Aggregation over active axes
- Scenario impact = average of deltas over applicable axes only.
- Addition of an activationRate (global + per axis) to distinguish stable vs contextual signal.
Switchable semantics
- local TF-IDF (free) or Voyage API (paid).
- Same measurement mechanics (cosine), only the quality of the embedding changes.
- Explicit fallback to TF-IDF if the external API fails.

5.3 Why it is scientifically more solid

Same observables, better instrumentation: we do not add subjective judgement, we improve what is measured.
Fewer false "low impacts": the automatic division by 3 when 1-2 axes are inactive disappears.
Better local falsifiability: an "imposed ending" rule is verifiable by direct inspection of the output.

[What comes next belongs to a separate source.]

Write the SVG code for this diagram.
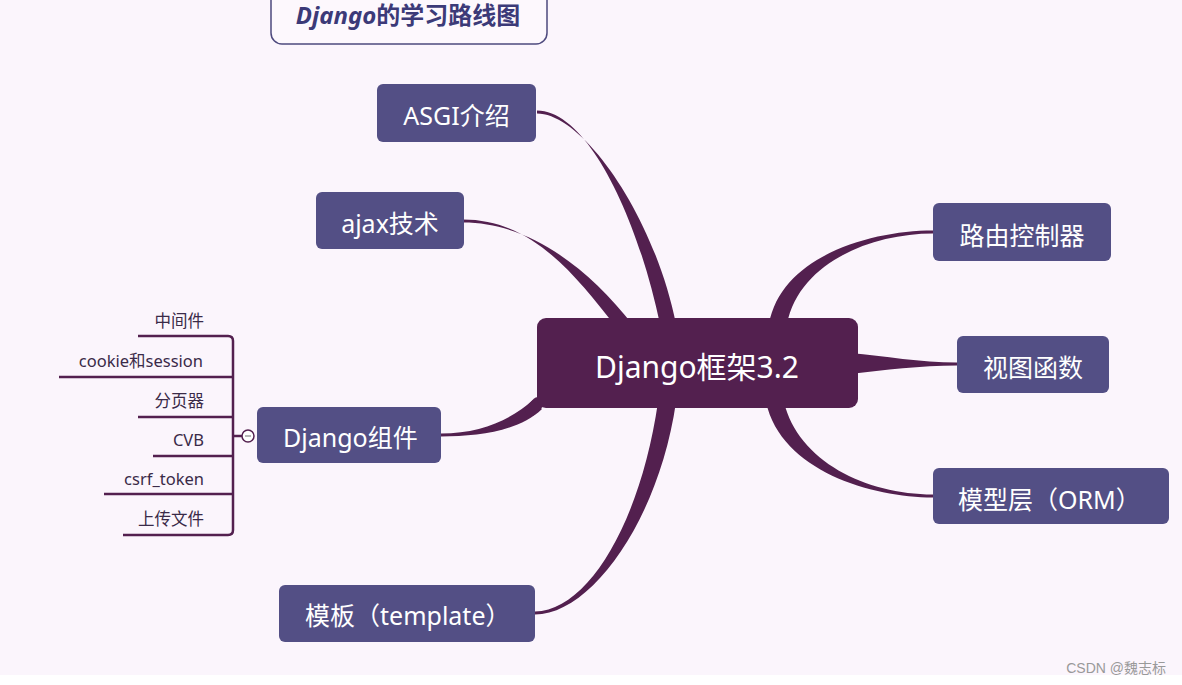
<svg xmlns="http://www.w3.org/2000/svg" width="1182" height="685" viewBox="0 0 1182 685">
<style>
.bg{fill:#FBF5FC}
.node{fill:#534F85}
.center{fill:#53204F}
.conn{fill:#53204F}
.t{font-family:"Noto Sans","Noto Sans CJK SC",sans-serif;fill:#FFFFFF;font-size:25px}
.ct{font-family:"Noto Sans","Noto Sans CJK SC",sans-serif;fill:#FFFFFF;font-size:30px}
.st{font-family:"Noto Sans","Noto Sans CJK SC",sans-serif;fill:#3A2A48;font-size:16.5px;text-anchor:end}
.br{fill:none;stroke:#53204F;stroke-width:2.5;stroke-linejoin:round}
</style>
<rect class="bg" x="0" y="0" width="1182" height="675"/>
<rect x="0" y="675" width="1182" height="10" fill="#FFFFFF"/>

<g id="title">
<rect x="271" y="-12" width="276" height="56" rx="11" fill="#FDF8FD" stroke="#4E4A7E" stroke-width="1.5"/>
<text x="408" y="24" text-anchor="middle" font-family="Noto Sans,Noto Sans CJK SC,sans-serif" font-size="24" font-weight="bold" fill="#3C3A78"><tspan font-style="italic">Django</tspan>的学习路线图</text>
</g>

<g id="connectors">
<path class="conn" d="M537,110.5 C587,110.5 637,215 660,324 L676,324 C654,215 583,113.5 537,113.5 Z"/>
<path class="conn" d="M463,219.5 C531,219.5 574,273 616,327 L633,325 C587,267 529,222.5 463,222.5 Z"/>
<path class="conn" d="M933,230.5 C869,230.5 781,257 769,324 L787,324 C799,263 871,233.5 933,233.5 Z"/>
<path class="conn" d="M957,362.5 C920,362.5 885,356 850,353 L850,374 C885,370 920,365.5 957,365.5 Z"/>
<path class="conn" d="M933,494.5 C866,494.5 798,461 784,402 L766,402 C781,471 872,497.5 933,497.5 Z"/>
<path class="conn" d="M441,433.5 C481,433.5 512,419 533,400 L542,409 C519,431 479,436.5 441,436.5 Z"/>
<line x1="531" y1="410" x2="538" y2="403" stroke="#53204F" stroke-width="12" stroke-linecap="round"/>
<path class="conn" d="M535,611.5 C589,610.5 641,520 658,402 L676,402 C659,520 591,614.5 535,614.5 Z"/>
<path class="br" d="M138,336 H228 Q233,336 233,341 V530 Q233,535 228,535 H123"/>
<path class="br" d="M59,377 H233"/>
<path class="br" d="M138,417 H233"/>
<path class="br" d="M153,456 H233"/>
<path class="br" d="M104,494 H233"/>
<path class="br" d="M233,436 H242"/>
</g>

<g id="collapse">
<circle cx="248" cy="436" r="6" fill="#FFFFFF" stroke="#53204F" stroke-width="1.5"/>
<line x1="245" y1="436" x2="251" y2="436" stroke="#888888" stroke-width="1.2"/>
</g>

<g id="center">
<rect class="center" x="537" y="318" width="321" height="90" rx="9"/>
<text class="ct" x="697" y="378" text-anchor="middle">Django框架3.2</text>
</g>

<g id="asgi">
<rect class="node" x="377" y="84" width="159" height="58" rx="6"/>
<text class="t" x="456.5" y="125" text-anchor="middle">ASGI介绍</text>
</g>

<g id="ajax">
<rect class="node" x="316" y="192" width="148" height="57" rx="6"/>
<text class="t" x="390" y="233" text-anchor="middle">ajax技术</text>
</g>

<g id="router">
<rect class="node" x="933" y="203" width="178" height="58" rx="6"/>
<text class="t" x="1022" y="245" text-anchor="middle">路由控制器</text>
</g>

<g id="view">
<rect class="node" x="957" y="336" width="152" height="57" rx="6"/>
<text class="t" x="1033" y="377" text-anchor="middle">视图函数</text>
</g>

<g id="model">
<rect class="node" x="933" y="468" width="236" height="56" rx="6"/>
<text class="t" x="958" y="509">模型层（ORM）</text>
</g>

<g id="components">
<rect class="node" x="257" y="407" width="184" height="56" rx="6"/>
<text class="t" x="283" y="447">Django组件</text>
</g>

<g id="template">
<rect class="node" x="279" y="585" width="256" height="57" rx="6"/>
<text class="t" x="305" y="625">模板（template）</text>
</g>

<g id="sub-items">
<text class="st" x="204" y="327">中间件</text>
<text class="st" x="203" y="367">cookie和session</text>
<text class="st" x="204" y="407">分页器</text>
<text class="st" x="204" y="446">CVB</text>
<text class="st" x="204" y="485">csrf_token</text>
<text class="st" x="204" y="525">上传文件</text>
</g>

<g id="watermark">
<text x="1166" y="673" text-anchor="end" font-family="Liberation Sans,Noto Sans CJK SC,sans-serif" font-size="14" fill="#999999">CSDN @魏志标</text>
</g>
</svg>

5.4 Where to find the calculation details

Need	Where to read
Principle + aggregation formula (overview)	Site `#method`
User journey (4 steps)	Site `#howto` + doc links
Reading results and verdicts	Site `#reading`
Workflow, scores, deltas, verdicts (complete)	`02-METHODOLOGY.md`
Interpretation and pitfalls	`04-INTERPRETATION-GUIDE.md`

V0.2 → V0.3 evolution (summary): auto/manual rules + not-applicable state; aggregation over active axes; activation in the verdict; five levels (merge moderate → contextual); preview of rules before a run.

6. Assumed limits (V0.3)

Every method has a domain of validity. Here are preatorlabs' explicit limits:

Limit 1 — abstract criteria not operationalised. An instruction like "adapt to a young audience" remains partly abstract until it is translated into markers (expected/forbidden). V0.3 allows this translation but does not invent it automatically without a risk of subjectivity.

Limit 2 — interactions between segments. Simple ablation does not capture coalition effects (two segments useless in isolation but critical together). To capture them, Shapley would be needed. The assumed trade-off: we cover 95% of cases at a negligible fraction of the cost.

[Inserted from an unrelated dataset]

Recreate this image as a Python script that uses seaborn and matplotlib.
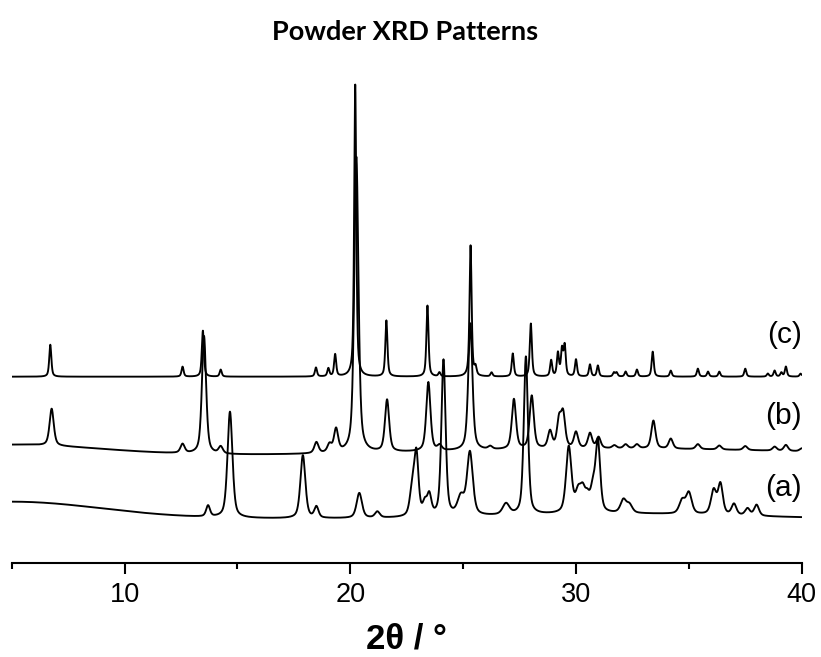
import numpy as np
import pandas as pd
import matplotlib
matplotlib.use("Agg")
import matplotlib.pyplot as plt
import seaborn as sns
from matplotlib.ticker import MultipleLocator

# ---------------------------------------------------------------------------
# Peak tables (2-theta position in degrees, intensity in arbitrary units)
# ---------------------------------------------------------------------------
sample_labels = ["(a)", "(b)", "(c)"]

# vertical offsets used to stack the patterns
offset_a = 44.0
offset_b = 107.0
offset_c = 186.0

# (c) simulated pattern
pos_c = [6.71, 12.57, 13.47, 14.26, 18.48, 19.03, 19.33, 20.22, 21.60, 23.42,
         23.95, 25.33, 25.55, 26.26, 27.20, 28.00, 28.90, 29.20, 29.38, 29.50,
         30.00, 30.62, 30.97, 31.68, 31.80, 32.20, 32.70, 33.40, 34.20, 35.40,
         35.85, 36.35, 37.50, 38.50, 38.80, 39.10, 39.30, 39.95]
int_c = [32, 10, 46, 7, 9, 8, 22, 292, 56, 71,
         4, 131, 8, 4, 23, 53, 16, 23, 26, 30,
         17, 12, 11, 4, 4, 5, 7, 25, 6, 8,
         5, 5, 8, 3, 6, 4, 10, 3]
fwhm_c = 0.11

# (b) measured pattern
pos_b = [6.77, 12.57, 13.52, 14.26, 18.50, 19.08, 19.37, 20.27, 21.63, 23.46,
         23.96, 25.32, 26.20, 27.25, 28.04, 28.85, 29.25, 29.43, 30.00, 30.62,
         31.00, 31.70, 32.20, 32.70, 33.43, 34.20, 35.40, 36.35, 37.50, 38.80,
         39.30, 40.00]
int_b = [37, 9, 118, 7, 11, 8, 23, 296, 52, 69,
         5, 127, 3, 50, 53, 17, 27, 33, 16, 15,
         11, 3, 4, 4, 28, 10, 5, 4, 4, 4,
         6, 3]
fwhm_b = 0.22

# (a) measured pattern
pos_a = [13.70, 14.67, 17.90, 18.50, 20.40, 21.20, 22.75, 22.93, 23.30, 23.50,
         24.13, 24.90, 25.30, 26.90, 27.78, 29.68, 30.10, 30.30, 30.50, 30.75,
         30.97, 32.10, 32.37, 34.70, 35.00, 36.10, 36.40, 37.00, 37.60, 38.00]
int_a = [11, 106, 63, 11, 25, 6, 28, 60, 12, 20,
         156, 18, 63, 11, 158, 66, 20, 18, 14, 22,
         70, 13, 8, 13, 21, 24, 30, 11, 7, 11]
fwhm_a = [0.20, 0.26, 0.26, 0.22, 0.28, 0.25, 0.25, 0.22, 0.22, 0.22,
          0.22, 0.35, 0.30, 0.35, 0.22, 0.28, 0.30, 0.25, 0.25, 0.25,
          0.24, 0.30, 0.30, 0.30, 0.30, 0.28, 0.25, 0.25, 0.25, 0.25]

# broad background contributions (low-angle scatter and amorphous hump)
bg_pos_a = [5.0, 32.0]
bg_int_a = [17, 5]
bg_fwhm_a = [9.4, 12.0]

bg_pos_b = [5.0, 32.0]
bg_int_b = [11, 7]
bg_fwhm_b = [9.4, 19.0]


def pseudo_voigt(x, centres, heights, widths, eta):
    widths = np.broadcast_to(np.asarray(widths, dtype=float), (len(centres),))
    y = np.zeros_like(x)
    for c, h, w in zip(centres, heights, widths):
        d = (x - c) / w
        lor = 1.0 / (1.0 + 4.0 * d ** 2)
        gau = np.exp(-4.0 * np.log(2.0) * d ** 2)
        y += h * (eta * lor + (1.0 - eta) * gau)
    return y


two_theta = np.arange(5.0, 40.0 + 1e-9, 0.01)

curve_a = (offset_a + pseudo_voigt(two_theta, pos_a, int_a, fwhm_a, 0.5)
           + pseudo_voigt(two_theta, bg_pos_a, bg_int_a, bg_fwhm_a, 0.0))
curve_b = (offset_b + pseudo_voigt(two_theta, pos_b, int_b, fwhm_b, 0.55)
           + pseudo_voigt(two_theta, bg_pos_b, bg_int_b, bg_fwhm_b, 0.0))
curve_c = offset_c + pseudo_voigt(two_theta, pos_c, int_c, fwhm_c, 0.6)

df = pd.concat([
    pd.DataFrame({"two_theta": two_theta, "intensity": curve, "sample": name})
    for name, curve in zip(sample_labels, [curve_a, curve_b, curve_c])
], ignore_index=True)

# ---------------------------------------------------------------------------
# Figure
# ---------------------------------------------------------------------------
sns.set_theme(style="ticks")
plt.rcParams["font.family"] = ["Liberation Sans", "DejaVu Sans"]
plt.rcParams["text.color"] = "black"
plt.rcParams["axes.labelcolor"] = "black"
plt.rcParams["xtick.color"] = "black"
plt.rcParams["axes.edgecolor"] = "black"

fig = plt.figure(figsize=(8.21, 6.57), dpi=100)
ax = fig.add_axes([11.7 / 821, 94.3 / 657, 790 / 821, 492.7 / 657])

sns.lineplot(data=df, x="two_theta", y="intensity", hue="sample",
             palette=["black"] * 3, legend=False, estimator=None,
             errorbar=None, linewidth=1.35, ax=ax)

ax.set_xlim(5, 40)
ax.set_ylim(0, 492.7)
ax.xaxis.set_major_locator(MultipleLocator(10))
ax.xaxis.set_minor_locator(MultipleLocator(5))
ax.set_yticks([])
ax.set_ylabel("")
ax.set_xlabel("2θ / °", fontsize=25, fontweight="bold", labelpad=10)

for side in ["left", "right", "top"]:
    ax.spines[side].set_visible(False)
ax.spines["bottom"].set_linewidth(1.5)
ax.tick_params(axis="x", which="major", length=8, width=1.5, pad=6,
               labelsize=19.5, colors="black")
ax.tick_params(axis="x", which="minor", length=4.3, width=1.5)

for label, y in zip(sample_labels, [74.7, 146.7, 227.7]):
    ax.text(40, y, label, ha="right", va="center", fontsize=21.5)

fig.text(405 / 821, 1 - 40 / 657, "Powder XRD Patterns", ha="center",
         va="baseline", fontsize=19.5, fontweight="bold", family="Lato")

fig.savefig("out.png", dpi=100)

Limit 3 — single-turn scenarios. For V1, the test scenarios are single inputs. Prompts that include rules about conversational memory (e.g. "if you were hurt 3 messages ago…") can only be fully tested in V2 with history-based scenarios.

Limit 4 — residual stochasticity. Even at T=0, some models retain variability (top-K sampling, race conditions). On Claude, it is marginal. For publication-grade results, plan for n=3 repetitions per ablation (V2+).

Limit 5 — canonical regex extraction. V0.3 auto-extraction covers explicit phrasings. An implicit or ambiguous phrasing may go undetected. Manual mode remains necessary for non-canonical cases.

Limit 6 — cost/latency of the external semantic provider. Voyage improves semantic precision, but introduces API cost and a network dependency. Local mode remains the frugal baseline.

7. What makes the method scientifically defensible

Three properties make it a measurement method and not a heuristic:

Reproducibility: with prompt, scenarios and model fixed, the result is deterministic (T=0).
Falsifiability: a verdict produced by preatorlabs can be contradicted by an independent test (manual or via another tool).
Decomposability: an impact score is never opaque. It breaks down into axes, scenarios, active rules and provenance (manual/auto).

This is what distinguishes preatorlabs from a "prompt quality score" produced by a third-party LLM.